と。わたしからすれば、何故自分が怒られなければならなかったのかまったく分からない上に、母のことを傷つけてしまったらしい自分がたまらなく情けなく、恥ずかしい気持ちになったのを覚えています。そしてそのことは「わたしが風邪を引くと、どうやらおばあちゃんはお母さんを叱るらしい」と言う条件づけとなり、そうならないようにしようと神経を張り巡らして自分自身を厳しく監視するようになりました。

 

 

 他にもこんなことがありました。「人からモノを貰ったら、必ず報告しなさい。」と祖母から言われた私は、母方の祖母からおこづかいを貰ったことを祖母に報告したのです。すると、後になって母から、「おばあちゃんから、里で甘やかすなって怒られたわよ。」となじられたのです。
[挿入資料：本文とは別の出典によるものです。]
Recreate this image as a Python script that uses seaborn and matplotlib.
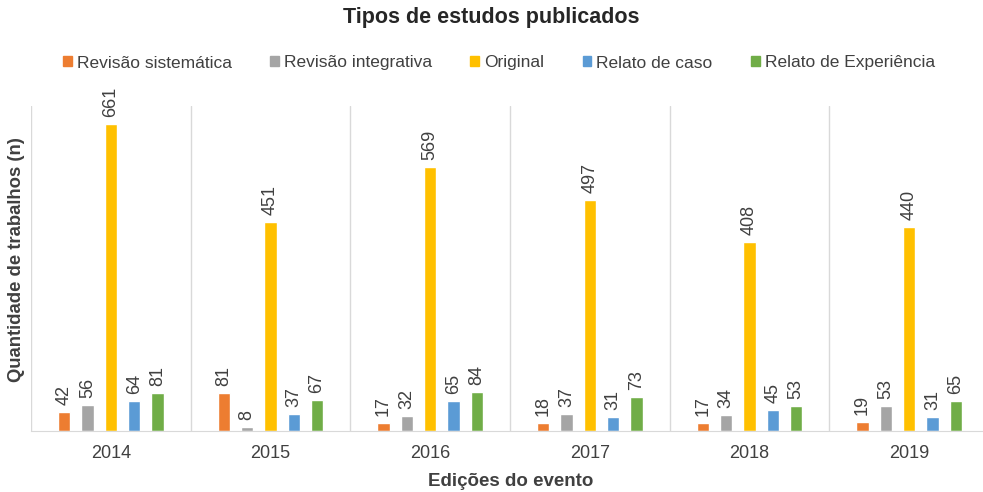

わたしは言われたことをしただけ。それなのに、なぜか誰もハッピーにならないことに次第にフラストレーションを感じるようになりました。気づけば、人のコトバの裏側を「~~とは言っているけれど、ほんとうは~~かもしれない」と言う可能性をいくつも同時に思考上に並列できるようになっていったのでした。

 

 

 幼児期から児童期になる際、人の脳は最も効率的に物事が自動処理できるよう、脳のニューロンの剪定が行われることが知られています。先ほどの例でいえば、「風邪ひいたみたい」と子どもから言われた母親が、「どうしたの?熱があるかな?ちょっと測ってみようか。」とか「じゃあ、お布団を引くから、いい子で寝ていようか。」と言った一貫性のある反応をしたとします。すると安心した子どもは、「具合が悪くなったら、お母さんに言おう!」と学習し、その後は他の行動の可能性を切り捨てて、いつも同じ行動をするようになります。これがニューロンの剪定です。ところが私の場合はどうだったのかと言うと、母親からは具合が悪い状態への共感が貰えず、挙句の叱られ、何をすれば良かったのか安定のテンプレートが得られず、その代わりに、「もしかしたら~~だったのかな?ひょっとしたら~~の方がよかったのかな?」と、相手の脳につながるべく複数の反応パターンを思索することになってしまいました。ニューロンの剪定ができないどころか、神経末梢はボーボーで複雑化してしまったことになります。

 

 

これこそが、

 

①深く情報を処理する


②過剰な刺激を受けやすい


③共感しやすい


④心の境界線が薄い・もろい


⑤疲れやすい


⑥自己否定が強い

 

 

の基盤であり、元凶です。刈り込まれるべき時期に刈り込まれなかったニューロンは、そのまま成長しても引き継がれていきますから、知識や複雑な状況判断が可能となった成人では、もっともっと高度な思索や反応が起きてしまっても不思議ではないでしょう。

 

 

 目に見える暴力やネグレクトがなくても、一見どこにも問題はなく、大切に親に育てられているように見えたとしても、共感のズレや不一致、一貫しない反応や過干渉は長年に渡る「複雑性トラウマ」の理由として十分なのです。そして、それらがいわゆる後天的なHSPと言われている症状の醸成に関わっているとわたしは考えます。